Digital Typhoon Dataset

This dataset is created by the Digital Typhoon project.

Overview of the Digital Typhoon dataset

Overview

This page summarizes information about the Digital Typhoon Dataset, the longest typhoon satellite image dataset for 40+ years, aimed at benchmarking machine learning models for long-term spatio-temporal data. To build the dataset, we developed a workflow to create a typhoon-centered image by cropping the original satellite image using Lambert azimuthal equal-area projection centered at the location of the best track data. We also address data quality issues such as inter-satellite calibration to create a long-term homogeneous dataset. To take advantage of the dataset, we proposed machine learning tasks by the types and targets of inference, with other tasks for meteorological analysis, societal impact, and climate change.

Paper

The following paper describe the dataset.
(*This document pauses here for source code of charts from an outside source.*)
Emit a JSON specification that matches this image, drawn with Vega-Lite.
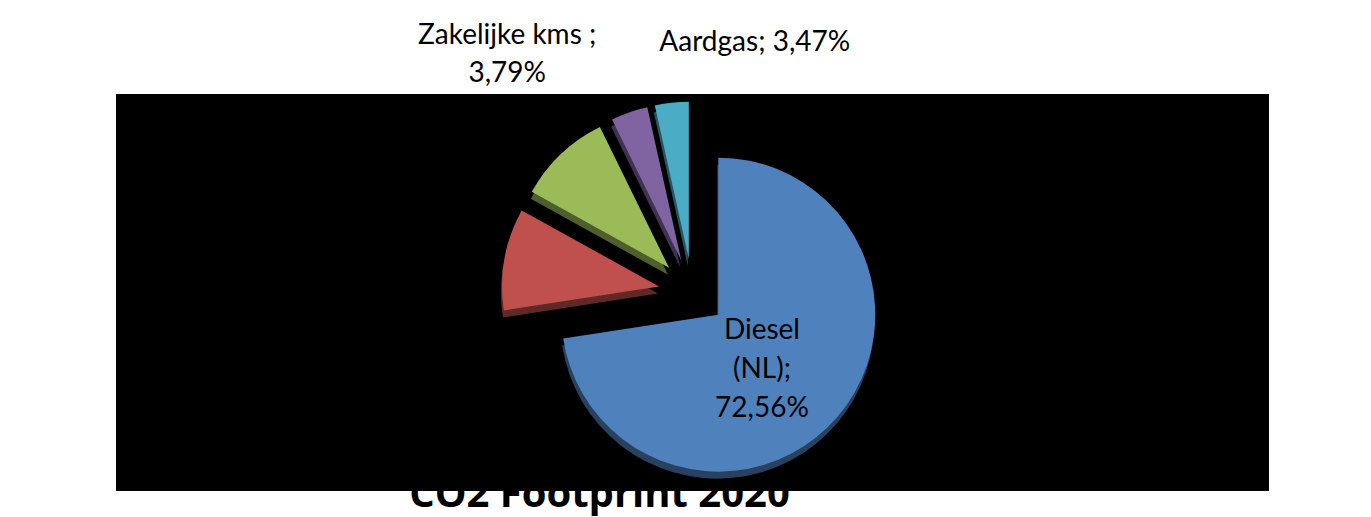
{
  "$schema": "https://vega.github.io/schema/vega-lite/v6.json",
  "width": 1153,
  "height": 397,
  "autosize": {"type": "none"},
  "padding": {"left": 116, "top": 94, "right": 102, "bottom": 26},
  "background": "white",
  "view": {"stroke": null, "fill": "black"},
  "config": {"text": {"font": "Lato"}},
  "title": {
    "text": "CO2 Footprint 2020",
    "orient": "bottom",
    "anchor": "middle",
    "dx": -93,
    "offset": 16,
    "baseline": "alphabetic",
    "font": "Open Sans",
    "fontSize": 40,
    "fontWeight": "bold",
    "color": "black"
  },
  "data": {
    "values": [
      {"categorie": "Diesel (NL)", "aandeel": 72.56, "volgorde": 1, "label": "Diesel\n(NL);\n72,56%"},
      {"categorie": "Categorie 2", "aandeel": 10.5, "volgorde": 2, "label": ""},
      {"categorie": "Categorie 3", "aandeel": 9.68, "volgorde": 3, "label": ""},
      {"categorie": "Zakelijke kms", "aandeel": 3.79, "volgorde": 4, "label": "Zakelijke kms ;\n3,79%"},
      {"categorie": "Aardgas", "aandeel": 3.47, "volgorde": 5, "label": "Aardgas; 3,47%"}
    ]
  },
  "encoding": {
    "theta": {"field": "aandeel", "type": "quantitative", "stack": true},
    "order": {"field": "volgorde", "type": "quantitative"},
    "color": {
      "field": "categorie",
      "type": "nominal",
      "scale": {
        "domain": ["Diesel (NL)", "Categorie 2", "Categorie 3", "Zakelijke kms", "Aardgas"],
        "range": ["#4f81bd", "#c0504d", "#9bbb59", "#8064a2", "#4bacc6"]
      },
      "legend": null
    }
  },
  "layer": [
    {
      "mark": {
        "type": "arc",
        "outerRadius": 157,
        "fillOpacity": 0.5,
        "xOffset": {"expr": "-1 + 34*sin(scale('theta', (datum.aandeel_start + datum.aandeel_end)/2))"},
        "yOffset": {"expr": "7 - 34*cos(scale('theta', (datum.aandeel_start + datum.aandeel_end)/2))"}
      }
    },
    {
      "mark": {
        "type": "arc",
        "outerRadius": 157,
        "xOffset": {"expr": "34*sin(scale('theta', (datum.aandeel_start + datum.aandeel_end)/2))"},
        "yOffset": {"expr": "-34*cos(scale('theta', (datum.aandeel_start + datum.aandeel_end)/2))"}
      }
    },
    {
      "mark": {"type": "text", "radius": 102, "dx": -8, "dy": -28, "fontSize": 28, "lineBreak": "\n", "lineHeight": 39, "align": "center", "baseline": "middle"},
      "encoding": {
        "color": {"value": "black"},
        "text": {"condition": {"test": "datum.categorie === 'Diesel (NL)'", "field": "label"}, "value": ""}
      }
    },
    {
      "mark": {"type": "text", "radius": 255, "dx": -101, "dy": -16, "fontSize": 28, "lineBreak": "\n", "lineHeight": 38, "align": "center", "baseline": "middle"},
      "encoding": {
        "color": {"value": "black"},
        "text": {"condition": {"test": "datum.categorie === 'Zakelijke kms'", "field": "label"}, "value": ""}
      }
    },
    {
      "mark": {"type": "text", "radius": 255, "dx": 90, "dy": 4, "fontSize": 28, "align": "center", "baseline": "middle"},
      "encoding": {
        "color": {"value": "black"},
        "text": {"condition": {"test": "datum.categorie === 'Aardgas'", "field": "label"}, "value": ""}
      }
    }
  ]
}
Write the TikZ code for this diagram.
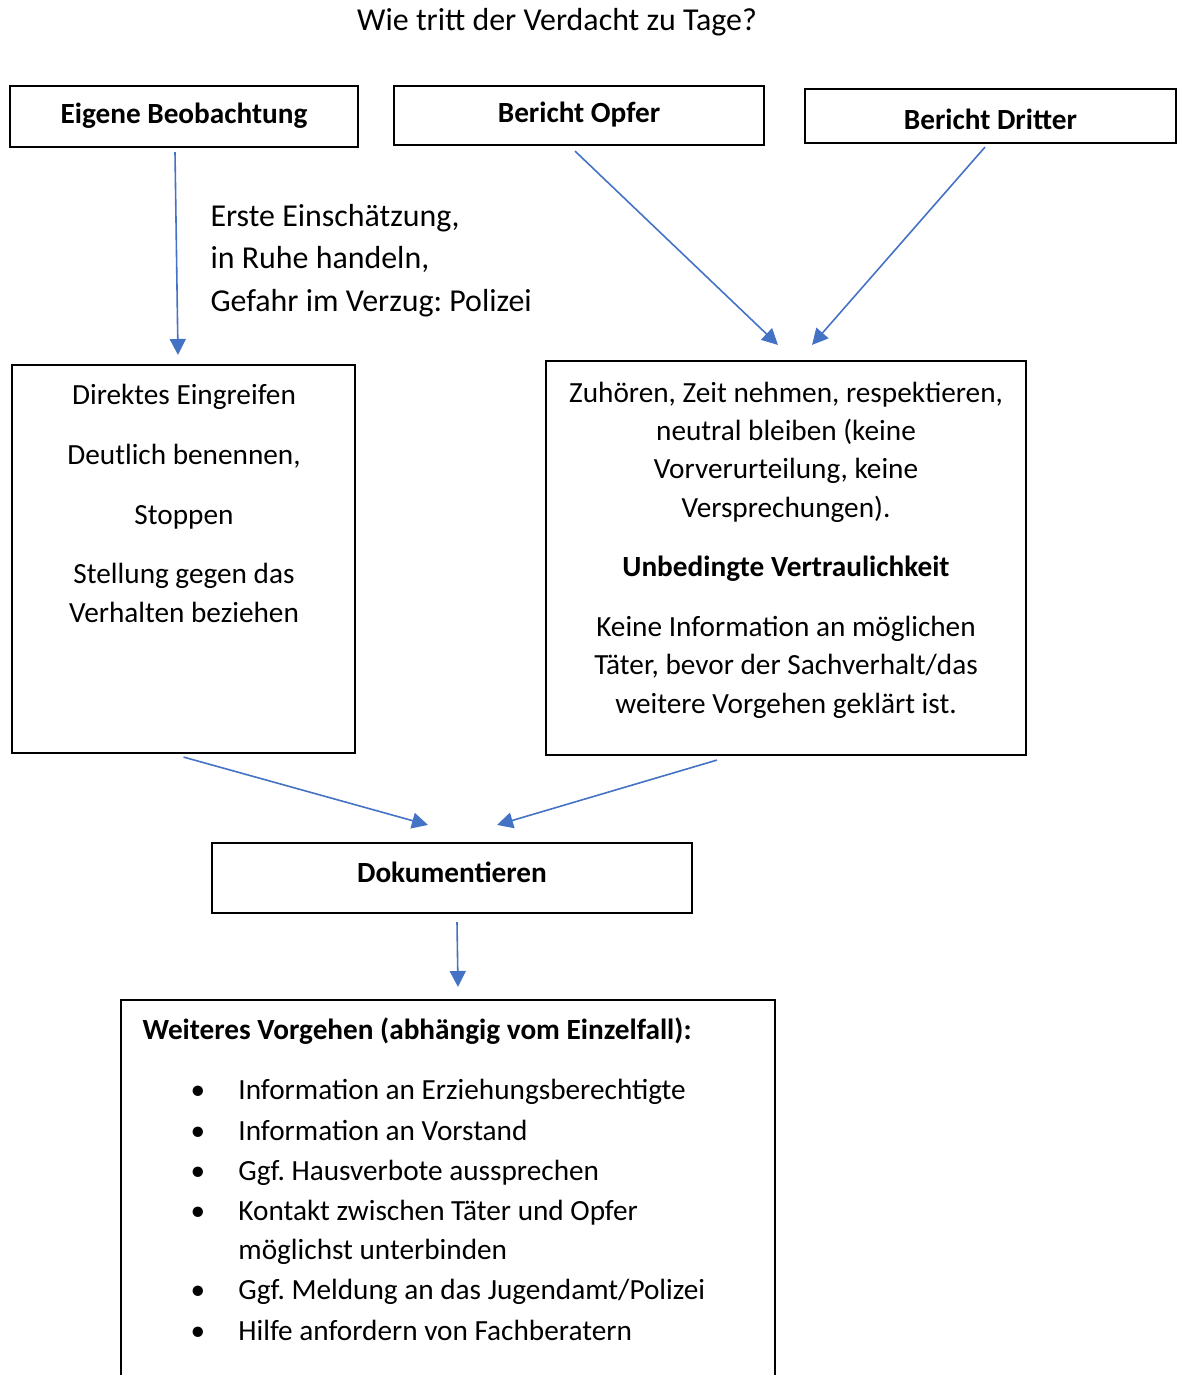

Asanobu Kitamoto, Jared Hwang, Bastien Vuillod, Lucas Gautier, Yingtao Tian, Tarin Clanuwat, "Digital Typhoon: Long-term Satellite Image Dataset for the Spatio-Temporal Modeling of Tropical Cyclones", NeurIPS 2023 Datasets and Benchmarks (Spotlight), 2023.

@InProceedings{ neurips23,
      author = {Asanobu Kitamoto and Jared Hwang and Bastien Vuillod and Lucas Gautier and Yingtao Tian and Tarin Clanuwat},
      title = {Digital Typhoon: Long-term Satellite Image Dataset for the Spatio-Temporal Modeling of Tropical Cyclones},
      booktitle = {{NeurIPS} 2023 Datasets and Benchmarks (Spotlight)},
      year = 2023,
      month = 12,
}

You can also find the paper on arXiv Asanobu Kitamoto, Jared Hwang, Bastien Vuillod, Lucas Gautier, Yingtao Tian, Tarin Clanuwat, "Digital Typhoon: Long-term Satellite Image Dataset for the Spatio-Temporal Modeling of Tropical Cyclones", arXiv:2311.02665, 2023.

Dataset

Digital Typhoon Dataset is a satellite image dataset designed for machine learning research on tropical cyclones. The dataset comprises 1,099 typhoons and 189,364 infrared images from the western North Pacific basin.

The dataset is provided under a CC BY 4.0 international license, with attribution as follows.

Digital Typhoon Dataset (National Institute of Informatics) , doi:10.20783/DIAS.664

Software

pyphoon2 is a machine-learning library for the Digital Typhoon Dataset. The documentation of the library is available at pyphoon2’s documentation at readthedocs.

Model

Hugging Face provides model weights for machine learning tasks and some codes for using them.

Data Repository

Digital Typhoon Dataset is also available from DIAS (Data Integration and Analysis System). DIAS is a Japanese data repository for earth science and environmental datasets and offers the dataset DOI (Digital Object Identifier) 10.20783/DIAS.664 as a persistent identifier.

Website

Digital Typhoon is one of Japan's most popular and largest typhoon information websites. The annual page view is around 20 million, and many people visit the website to check the latest information and study historical data.